Omaha, NE – President Donald Trump’s day’s old executive order, some are referring to as the “Muslim Ban,” suspends U.S. refugee admissions for 120 days.

It also suspends the programs which allow entry of Syrian refugees “indefinitely” and prohibits entry to the Unites States from seven countries which are majority-Muslim. Looking closer at the document, it gives priority to Christian refugees over Muslims as well as lowering the total number of refugees which will be accepted from any country this year.

(Photo by Brandon McDermott)

The backlash from this has resulted in thousands of Americans protesting at airports and universities including the University of Nebraska warning international students not to leave the country. In a statement released earlier this week, University of Nebraska president Hank Bounds called for the country to be “more inclusive, not less.”

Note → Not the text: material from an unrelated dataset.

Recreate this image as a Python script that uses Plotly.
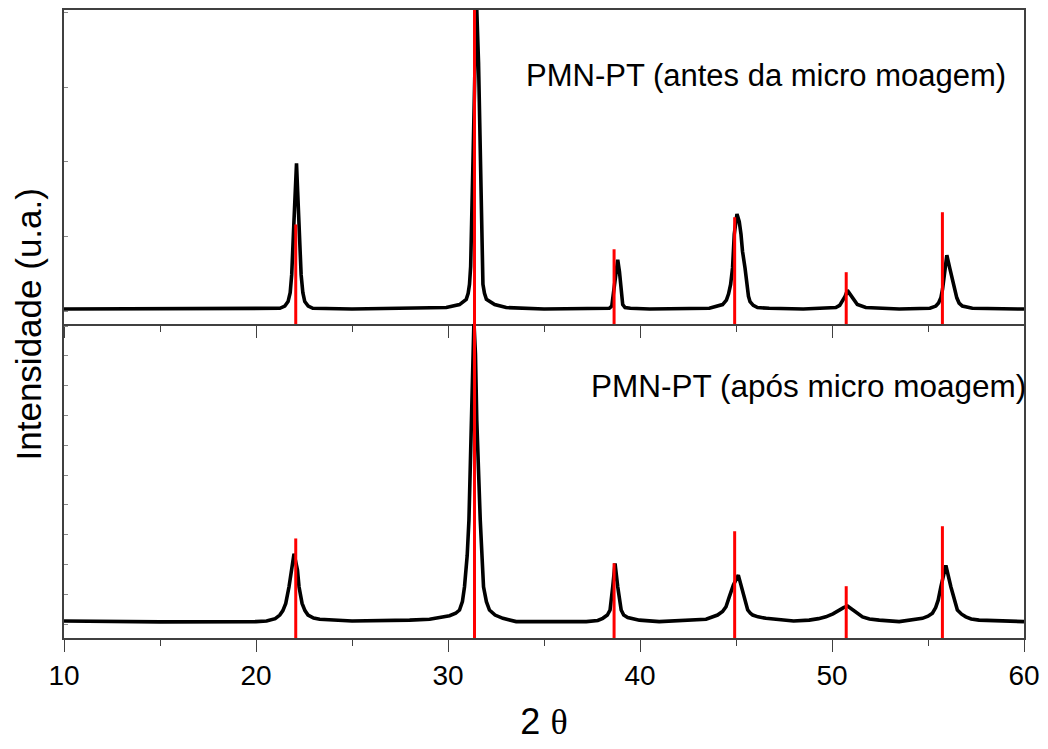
import plotly.graph_objects as go

# ---- data ----
two_theta_top = [10, 13, 16, 19, 21.24, 21.50, 21.67, 21.78, 21.86, 21.97, 22.03, 22.11, 22.17, 22.24, 22.35,
                 22.44, 22.54, 22.72, 22.96,
                 25, 28, 29.91, 30.60, 30.95, 31.05, 31.12, 31.18, 31.23, 31.30, 31.41, 31.49, 31.59, 31.68,
                 31.73, 31.78, 31.82, 31.90, 32.00, 32.43, 33.03, 35, 38.0, 38.40, 38.53, 38.63, 38.75, 38.84,
                 38.93, 39.02, 39.10, 39.22, 39.50, 40.5,
                 43.61, 44.30, 44.50, 44.61, 44.72, 44.82, 44.91, 45.05, 45.17, 45.26, 45.34, 45.47, 45.57,
                 45.65, 45.73, 45.90, 46.12, 46.73, 48.5, 49.70, 50.20, 50.40, 50.54, 50.68, 50.80, 50.93,
                 51.06, 51.32, 51.76, 53.5, 55.10, 55.41, 55.55, 55.67, 55.76, 55.84, 55.98, 56.13, 56.31,
                 56.50, 56.62, 56.79, 57.31, 60]
intens_top = [0.03, 0.03, 0.03, 0.03, 0.04, 0.07, 0.13, 0.25, 0.49, 1.16, 1.60, 1.98, 1.60, 1.16, 0.49,
              0.25, 0.13, 0.07, 0.04,
              0.03, 0.04, 0.05, 0.09, 0.16, 0.24, 0.36, 0.60, 1.03, 2.00, 3.33, 4.10, 3.33, 2.00,
              1.03, 0.60, 0.36, 0.24, 0.16, 0.09, 0.05, 0.03, 0.03, 0.04, 0.07, 0.27, 0.53, 0.69,
              0.53, 0.27, 0.09, 0.05, 0.04, 0.03,
              0.04, 0.09, 0.15, 0.23, 0.36, 0.58, 1.03, 1.30, 1.20, 1.03, 0.80, 0.58, 0.31,
              0.20, 0.13, 0.08, 0.05, 0.04, 0.03, 0.04, 0.05, 0.08, 0.13, 0.20, 0.28, 0.23,
              0.18, 0.09, 0.05, 0.03, 0.04, 0.07, 0.11, 0.18, 0.30, 0.49, 0.75, 0.58, 0.36,
              0.18, 0.11, 0.07, 0.04, 0.03]

two_theta_bot = [10, 15, 20, 20.55, 21.00, 21.24, 21.40, 21.55, 21.72, 21.85, 21.98, 22.16, 22.24, 22.40,
                 22.55, 22.71, 23.00, 23.32,
                 25, 28, 29.04, 30.08, 30.40, 30.60, 30.75, 30.86, 31.00, 31.09, 31.23, 31.30, 31.35, 31.43,
                 31.50, 31.68, 31.76, 31.85, 32.00, 32.16, 32.45, 32.86, 33.55, 35, 37.20, 37.80, 38.06,
                 38.30, 38.44, 38.58, 38.70, 38.84, 39.02, 39.15, 39.36, 39.97,
                 41, 43.44, 44.04, 44.30, 44.48, 44.65, 44.86, 45.12, 45.29, 45.47, 45.61, 45.75, 45.87,
                 46.15, 46.56, 48, 48.81, 49.30, 49.68, 50.05, 50.37, 50.60, 50.81, 51.10, 51.35, 51.59,
                 51.95, 52.46, 53.5, 54.71, 55.00, 55.23, 55.40, 55.53, 55.67, 55.93, 56.19, 56.36, 56.53,
                 56.75, 56.97, 57.25, 57.66, 60]
intens_bot = [0.10, 0.07, 0.08, 0.10, 0.18, 0.30, 0.45, 0.69, 1.25, 1.81, 2.36, 1.81, 1.25, 0.69,
              0.45, 0.30, 0.20, 0.16,
              0.10, 0.13, 0.16, 0.28, 0.36, 0.47, 0.75, 1.25, 2.30, 3.48, 6.82, 9.06, 10.15, 9.06,
              6.82, 3.48, 2.30, 1.25, 0.75, 0.47, 0.30, 0.19, 0.08, 0.08, 0.08, 0.12, 0.19,
              0.30, 0.47, 1.25, 2.03, 1.25, 0.47, 0.30, 0.22, 0.13,
              0.08, 0.16, 0.30, 0.42, 0.58, 0.91, 1.30, 1.64, 1.25, 0.80, 0.47, 0.36, 0.30,
              0.24, 0.19, 0.10, 0.13, 0.18, 0.24, 0.34, 0.47, 0.55, 0.60, 0.47, 0.34, 0.24,
              0.17, 0.13, 0.08, 0.19, 0.26, 0.36, 0.55, 0.80, 1.25, 1.97, 1.25, 0.80, 0.47,
              0.33, 0.24, 0.17, 0.13, 0.08]

ref_positions = [22.07, 31.38, 38.65, 44.93, 50.74, 55.75]
ref_relative = [31.7, 101, 23.8, 34.0, 16.5, 35.6]

x_ticks = [10, 20, 30, 40, 50, 60]
label_top = "PMN-PT (antes da micro moagem)"
label_bot = "PMN-PT (após micro moagem)"

# ---- figure ----
ref_x, ref_y = [], []
for p, h in zip(ref_positions, ref_relative):
    ref_x += [p, p, None]
    ref_y += [0, h, None]

fig = go.Figure()
fig.add_trace(go.Scatter(x=two_theta_top, y=intens_top, mode="lines", xaxis="x", yaxis="y",
                         line=dict(color="black", width=3.6), showlegend=False))
fig.add_trace(go.Scatter(x=two_theta_bot, y=intens_bot, mode="lines", xaxis="x2", yaxis="y2",
                         line=dict(color="black", width=3.6), showlegend=False))
fig.add_trace(go.Scatter(x=ref_x, y=ref_y, mode="lines", xaxis="x", yaxis="y3",
                         line=dict(color="red", width=3), showlegend=False))
fig.add_trace(go.Scatter(x=ref_x, y=ref_y, mode="lines", xaxis="x2", yaxis="y4",
                         line=dict(color="red", width=3), showlegend=False))

axcol = "#404040"
font_main = "Liberation Sans, Arial, sans-serif"

common_x = dict(range=[10, 60], tickvals=x_ticks, ticks="outside", ticklen=12, tickwidth=1.2,
                tickcolor=axcol, showline=True, linecolor=axcol, linewidth=1.5,
                showgrid=False, zeroline=False,
                minor=dict(dtick=5, tick0=10, ticks="outside", ticklen=6, tickwidth=1.2, tickcolor=axcol))
common_y = dict(ticks="inside", ticklen=4, tickwidth=1, tickcolor="#888", showticklabels=False,
                showline=True, linecolor=axcol, linewidth=1.5, mirror=True, showgrid=False,
                zeroline=False, dtick=1, tick0=0)

fig.update_layout(
    width=1048, height=749,
    margin=dict(l=64, r=23, t=8, b=111),
    plot_bgcolor="white", paper_bgcolor="white",
    font=dict(family=font_main, color="black"),
    xaxis=dict(anchor="y", showticklabels=False, mirror=True, **common_x),
    xaxis2=dict(anchor="y2", showticklabels=True, mirror=False, tickfont=dict(size=28, family=font_main),
                title=dict(text="2 <span style='font-family:Liberation Serif'>θ</span>",
                           font=dict(size=36, family=font_main), standoff=18),
                **common_x),
    yaxis=dict(domain=[0.5, 1], range=[-0.17, 4.03], anchor="x", **common_y),
    yaxis2=dict(domain=[0, 0.5], range=[-0.47, 10.07], anchor="x2", **common_y),
    yaxis3=dict(overlaying="y", range=[0, 100], visible=False, anchor="x"),
    yaxis4=dict(overlaying="y2", range=[0, 100], visible=False, anchor="x2"),
    annotations=[
        dict(text=label_top, xref="paper", yref="paper", x=0.983, y=0.895, xanchor="right",
             yanchor="middle", showarrow=False, font=dict(size=31, family=font_main)),
        dict(text=label_bot, xref="paper", yref="paper", x=1.004, y=0.401, xanchor="right",
             yanchor="middle", showarrow=False, font=dict(size=31.5, family=font_main)),
        dict(text="Intensidade (u.a.)", xref="paper", yref="paper", x=-0.037, y=0.5,
             xanchor="center", yanchor="middle", textangle=-90, showarrow=False,
             font=dict(size=35, family=font_main)),
    ],
)

fig.write_html("out.html")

Dr. Jane Meza serves as Interim Associate Vice Chancellor for International Enrollment and Support at both the University of Nebraska Medical Center and the University of Nebraska at Omaha. She said UNMC and UNO attract students from all walks of life, yearning to make a difference.

“We attract talented students from across the world and we’re bringing talented minds together to solve the world’s problems,” Meza said.

Meza said she is unsure what this means when it comes to enrollment figures.

“We don’t really know how it will impact enrollment figures, but our goal is to make sure that the University of Nebraska works every day to be the kind of place where all students feel welcome – valued and safe.”

Meza said officials at the University of Nebraska will adhere to the “law of the land,” but that they want to ensure students have the most exceptional experience while in the University system. She said this has impacted both students and staff alike.

“We are concerned about how this will impact our students and employees. We’re advising individuals from these seven countries not to that travel outside of the United States at this time,” she said.

A rally on campus yesterday at UNO to support refugee and Muslim students, faculty and staff brought out about 100 students and faculty. Several international students spoke; stories were shared between cheers of encouragement. But the message was clear; UNO is a place of inclusivity.